Akşam yemeğini Kadıköy’de Adapazarı Islama köftecisinde yedim. Adapazarı Depreminden beri kötü çağrışımlar yapan bir dükkan haline geldiği için daha seyrek gider olmuştum oraya. Cehennemde geçirdiğim bu yaza uygun bir yemek mekanıydı. Cehennemde her şey iyi gider. En son Sema ile yemiştik orada aylar önce. Onun ile ilişkimizin yeni başladığı zamanlardı, o zamanlar henüz daha yeni yeni tanımaya çalışıyorduk birbirimizi, daha doğrusu kendimizi yeni yeni tanıtmaya çalışıyorduk birbirimize, en azından ben öyle yapıyordum.

Bu tür lokantalarda tepelerde bir yere, koca bir, hatta birden fazla TV ekranı oturtmanın gelenekleştiğini, hepimiz biliriz. Burada da sol tarafımda, kasanın üzerinde bir yerlerde böyle bir eleman mevcut. Tam karşımda ise TV hizasında bir yerde büyük bir Plazma TV büyüklüğünde, normal bir TV derinliğinde bir akvaryum koymuşlar. İçinde en küçüğü bir koca insan papucu büyüklüğünde siyah dört balık. Balıklar akvaryumun küçüklüğünden, alansızlıktan hareketsizliğe mahkum; tek yaptıkları, üç adımda bir, geriye dönülmesinden dolayı adı keskin Sinop voltasına çıkmışa, benzer anlamsız bir hareketi bıkkın bir şekilde sürdürmek. Hele bir balık var ki gözlerinden akan şizofreni akvaryumun dışına taşıyor; onun en büyükleri, en yaşlıları olduğunu anlıyorum. Sabit bir noktadan koca, donuk, patlak gözlerle dışarı bakıyor, sadece bulanık bir ışık görüyor, ona bakıyor. Gözlerinde acı var, aynen acı dolu bir insanın gözlerindeki gibi, “hayret” diyorum “acı bu kadar başat bir duygumu ki, gözlere yansıması balıklarda bile aynı, milyarlarca yılın mirası mı bu”. Sadece ona bakıyorum. Şu insanlar, hayvanlar, şu insan müsveddeleri neler çektiriyorlar şu hayvancıklara. O balık, başına gelen olayı ne olarak algılar acaba. Tanrı bizi görmüyorsa, bu balıkları da mı görmüyor! kedileri yakalayıp yakalayıp kısırlaştıranları da mı görmüyor. Ursula L.Guin’in öyküsünde okuma yazmayı sökemeyen, kendisine öğretilmeye çalışılanın okuma-yazma olduğunu akıl edemeyen, sökemediği için de ölümü hak eden o çok zeki, en zeki fare misali.

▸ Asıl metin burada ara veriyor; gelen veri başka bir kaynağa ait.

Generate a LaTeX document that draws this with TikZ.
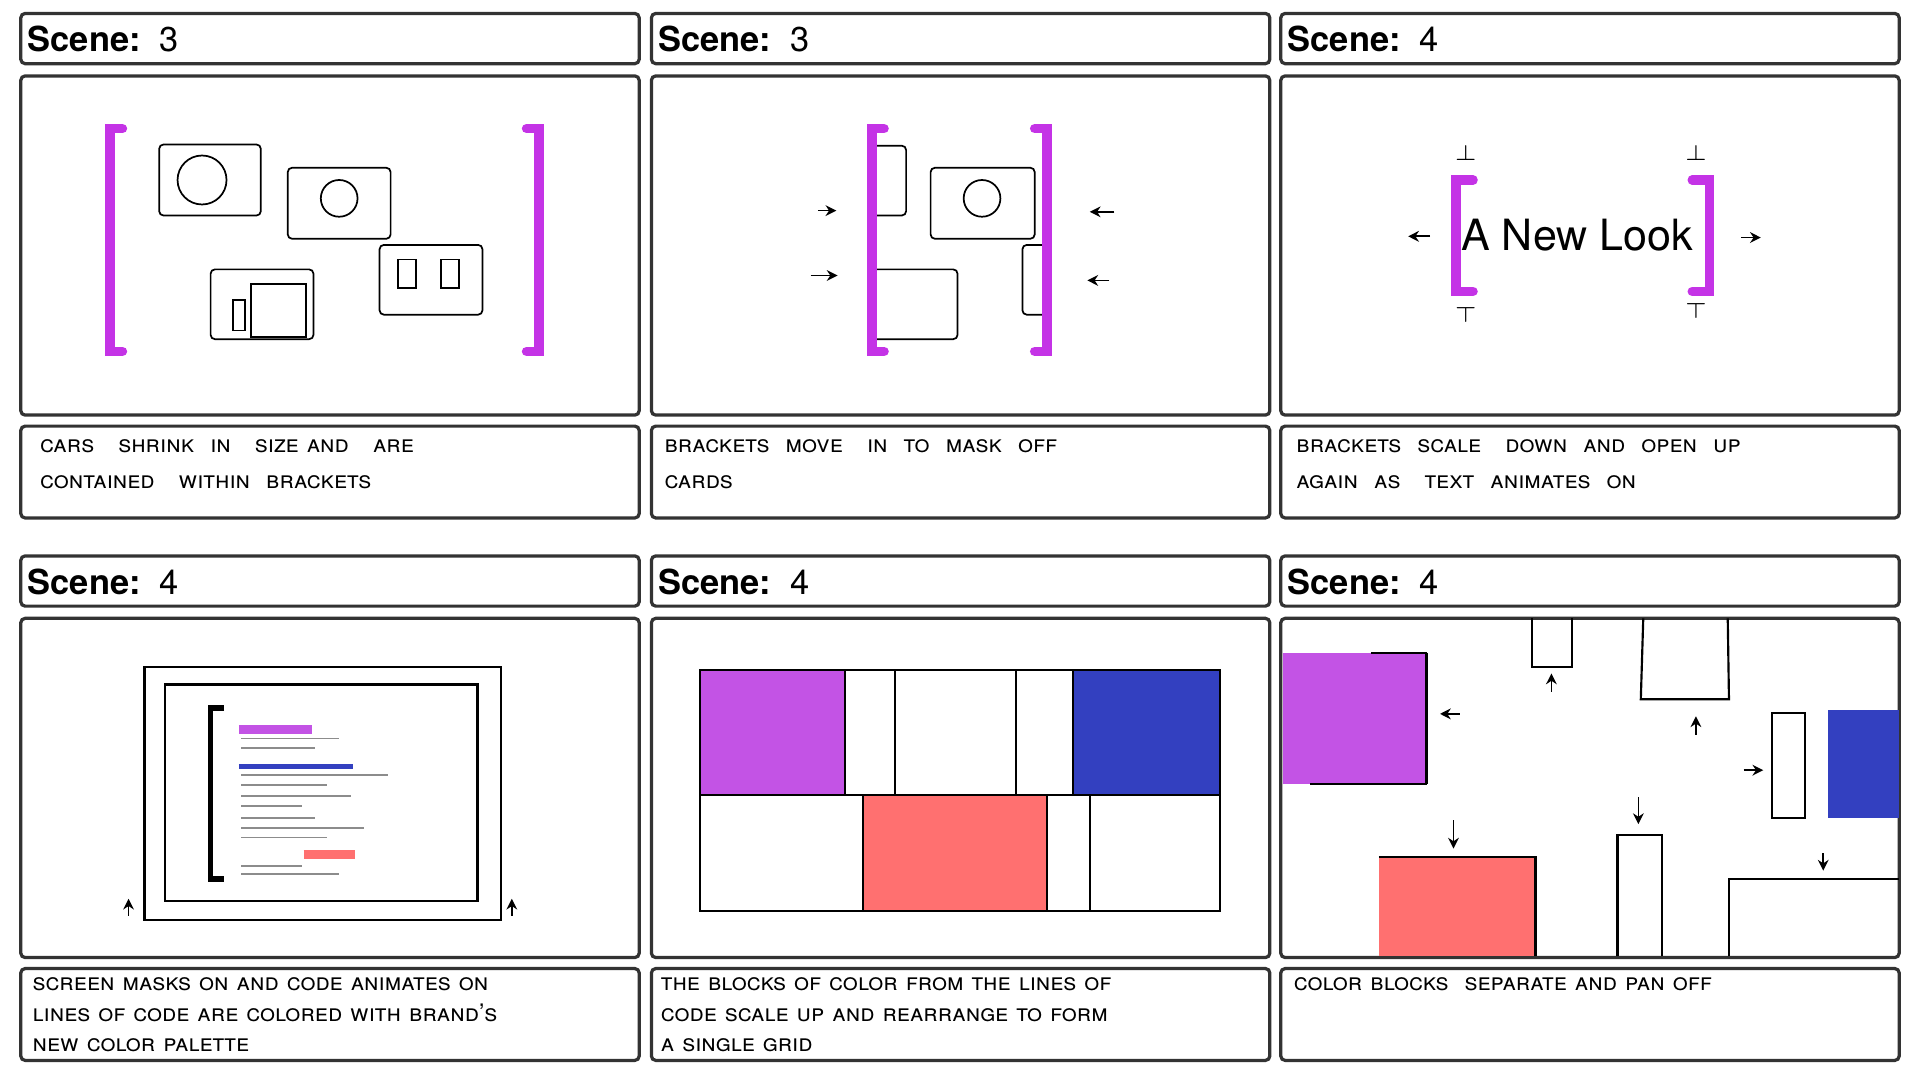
\documentclass[tikz,border=0pt]{standalone}
\usepackage{fontspec}
\setmainfont{TeX Gyre Heros}
\usetikzlibrary{arrows.meta,positioning}
\definecolor{magen}{HTML}{C433E6}
\definecolor{purp}{HTML}{C353E5}
\definecolor{blu}{HTML}{3340C0}
\definecolor{salmon}{HTML}{FF7070}
\tikzset{
  box/.style={draw=black!80,line width=0.75pt,rounded corners=1pt},
  bracket/.style={draw=magen,line width=2.2pt,line cap=round},
  card/.style={draw,line width=0.4pt,rounded corners=1pt},
  blk/.style={draw,line width=0.5pt},
  arr/.style={-{Stealth[length=2.5pt,width=2.5pt]},line width=0.4pt},
  caption/.style={anchor=north west,align=left,font=\fontsize{5.6}{7}\selectfont\scshape,text width=4.85cm,inner sep=0pt},
  title/.style={anchor=west,font=\fontsize{8}{9}\selectfont\bfseries,inner sep=0pt}
}
\begin{document}
\begin{tikzpicture}[x=0.01cm,y=-0.01cm]
\useasboundingbox (0,0) rectangle (1568,882);
% frames
\foreach \x in {17,532,1046}{
  \foreach \y in {0,443}{
    \draw[box] (\x,11+\y) rectangle ++(505,41);
    \draw[box] (\x,62+\y) rectangle ++(505,277);
    \draw[box] (\x,348+\y) rectangle ++(505,75);
  }}
% titles
\node[title] (t1) at (22,32) {Scene:\ \ \normalfont 3};
\node[title] (t2) at (537,32) {Scene:\ \ \normalfont 3};
\node[title] (t3) at (1051,32) {Scene:\ \ \normalfont 4};
\node[title] (t4) at (22,475) {Scene:\ \ \normalfont 4};
\node[title] (t5) at (537,475) {Scene:\ \ \normalfont 4};
\node[title] (t6) at (1051,475) {Scene:\ \ \normalfont 4};
% captions
\node[caption,font=\fontsize{5.6}{8.5}\selectfont\scshape] (c1) at (32,358) {cars\quad shrink\ \ in\ \ \ size and\ \ \ are\\contained\ \ \ within\ \ brackets};
\node[caption,font=\fontsize{5.6}{8.5}\selectfont\scshape] (c2) at (542,358) {brackets\ \ move\ \ \ in\ \ to\ \ mask\ \ off\\cards};
\node[caption,font=\fontsize{5.6}{8.5}\selectfont\scshape] (c3) at (1058,358) {brackets\ \ scale\ \ \ down\ \ and\ \ open\ \ up\\again\ \ as\ \ \ text\ \ animates\ \ on};
\node[caption] (c4) at (26,798) {screen\ masks\ on\ and\ code\ animates\ on\\lines\ of\ code\ are\ colored\ with\ brand's\\new\ color\ palette};
\node[caption] (c5) at (539,798) {the\ blocks\ of\ color\ from\ the\ lines\ of\\code\ scale\ up\ and\ rearrange\ to\ form\\a\ single\ grid};
\node[caption] (c6) at (1056,798) {color\ blocks\ \ separate\ and\ pan\ off};
% panel 1
\draw[bracket] (100,105) -- (90,105) -- (90,287) -- (100,287);
\draw[bracket] (430,105) -- (440,105) -- (440,287) -- (430,287);
\draw[card] (130,118) rectangle (213,176);
\draw[card] (235,137) rectangle (319,195);
\draw[card] (172,220) rectangle (256,277);
\draw[card] (310,200) rectangle (394,257);
\draw (165,147) circle (20);
\draw (277,162) circle (15);
\draw (190,245) rectangle (200,270) (205,232) rectangle (250,275);
\draw (325,212) rectangle (340,235) (360,212) rectangle (375,235);
% panel 2
\draw[card] (712,119) rectangle (740,176);
\draw[card] (760,137) rectangle (845,195);
\draw[card] (712,220) rectangle (782,277);
\draw[card] (835,200) rectangle (855,257);
\draw (802,162) circle (15);
\draw[bracket] (722,105) -- (712,105) -- (712,287) -- (722,287);
\draw[bracket] (845,105) -- (855,105) -- (855,287) -- (845,287);
\draw[arr] (668,172) -- (683,172);
\draw[arr] (662,225) -- (684,225);
\draw[arr] (910,173) -- (890,173);
\draw[arr] (906,229) -- (888,229);
% panel 3
\draw[bracket] (1203,147) -- (1189,147) -- (1189,238) -- (1203,238);
\draw[bracket] (1382,147) -- (1396,147) -- (1396,238) -- (1382,238);
\node[font=\fontsize{10}{11}\selectfont] (txt) at (1288,192) {A New Look};
\node[font=\tiny] (k1) at (1197,125) {$\perp$};
\node[font=\tiny] (k2) at (1385,125) {$\perp$};
\node[font=\tiny] (k3) at (1197,257) {$\top$};
\node[font=\tiny] (k4) at (1385,254) {$\top$};
\draw[arr] (1168,193) -- (1150,193);
\draw[arr] (1422,194) -- (1438,194);
% panel 4
\draw[line width=0.5pt] (118,545) rectangle (409,751);
\draw[line width=0.5pt] (135,559) rectangle (390,736);
\draw[line width=1.3pt] (183,578) -- (172,578) -- (172,718) -- (183,718);
\draw[purp,line width=2pt] (195,596) -- (255,596);
\draw[blu,line width=1.3pt] (195,626) -- (288,626);
\draw[salmon,line width=2pt] (248,698) -- (290,698);
\foreach \y/\l in {603/80,611/60,633/120,641/70,650/90,658/50,668/60,676/100,684/70,707/50,714/80}
  \draw[black!45,line width=0.4pt] (197,\y) -- ++(\l,0);
\draw[arr] (105,748) -- (105,734);
\draw[arr] (418,748) -- (418,734);
% panel 5
\fill[purp] (572,547) rectangle (690,649);
\fill[blu] (876,547) rectangle (996,649);
\fill[salmon] (705,649) rectangle (855,744);
\draw[blk] (572,547) rectangle (996,744);
\draw[blk] (572,649) -- (996,649);
\draw[blk] (690,547) -- (690,649) (731,547) -- (731,649) (830,547) -- (830,649) (876,547) -- (876,649);
\draw[blk] (705,649) -- (705,744) (855,649) -- (855,744) (890,649) -- (890,744);
% panel 6
\fill[purp] (1048,533) rectangle (1165,640);
\draw[blk] (1165,533) -- (1165,640) (1120,533) -- (1165,533) (1070,640) -- (1165,640);
\fill[blu] (1493,580) rectangle (1551,668);
\fill[salmon] (1126,700) rectangle (1254,781);
\draw[blk] (1126,700) -- (1254,700) -- (1254,781);
\draw[blk] (1251,505) -- (1251,545) -- (1284,545) -- (1284,505);
\draw[blk] (1342,505) -- (1340,571) -- (1412,571) -- (1411,505);
\draw[blk] (1447,582) rectangle (1474,668);
\draw[blk] (1321,781) -- (1321,682) -- (1357,682) -- (1357,781);
\draw[blk] (1412,781) -- (1412,718) -- (1551,718);
\draw[arr] (1267,565) -- (1267,550);
\draw[arr] (1385,600) -- (1385,585);
\draw[arr] (1187,670) -- (1187,693);
\draw[arr] (1338,651) -- (1338,673);
\draw[arr] (1489,697) -- (1489,711);
\draw[arr] (1424,629) -- (1440,629);
\draw[arr] (1192,583) -- (1176,583);
\end{tikzpicture}
\end{document}
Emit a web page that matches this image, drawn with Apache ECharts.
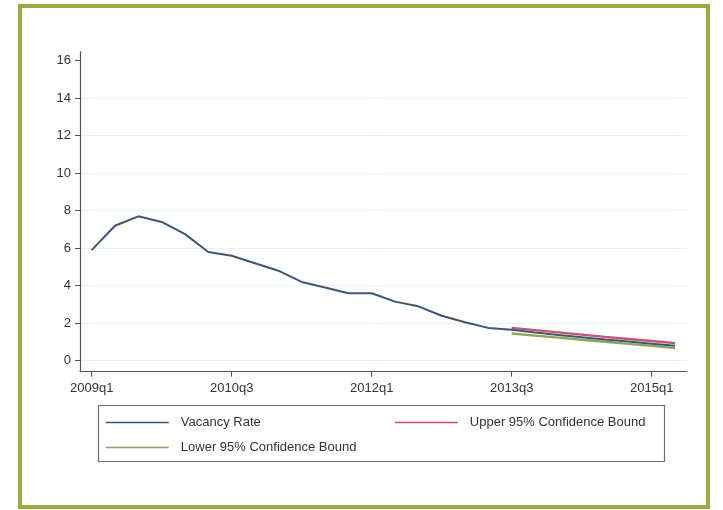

Dükkanın sahibi, garsonlardan birini üst kattan koli almaya yollamış da, çocuk aptal bir soru mu sormuş. Beni kendisine yaşıt gördü ya anlatıyor “üniversite 2’ye gidiyor, zerre kadar kafa çalışmıyor” “hadi biz liseden terkiz, atılmayız, ittik çünkü. Bunlar nasıl gidiyorlar üniversiteye anlamıyorum, hiç kafa çalışmıyor”. İki saniyede adamın psikolojik tahliline girecek değilim tabii. “Boş ver” diye düşünüyorum, babasından miras kalan bu dükkan olmasa zor bulur kendisinde böyle konuşma gücünü. Ama illaki şu akvaryum. Kendimi şu akvaryumdaki çirkin balıklarla çok fazla özdeşleştirdim galiba.


Garson köfteleri getiriyor, aslında Adapazarı ıslama köftesinin acılı, soslu, yağlı yumuşak ekmeğini severim, ama son zamanlarda melatonin ihtiyacım artığından mı ne, pilav da geçmiyor değil aklımdan. Garsona soruyorum pilav var mı? Tabii ki var, kendi kendimi anlamsız bir duruma düşürmek üzere olduğumun ayırdına varıyorum, ters yüz ediyorum. “dur bakayım, biraz sonra”
(2010 yaz sonu...)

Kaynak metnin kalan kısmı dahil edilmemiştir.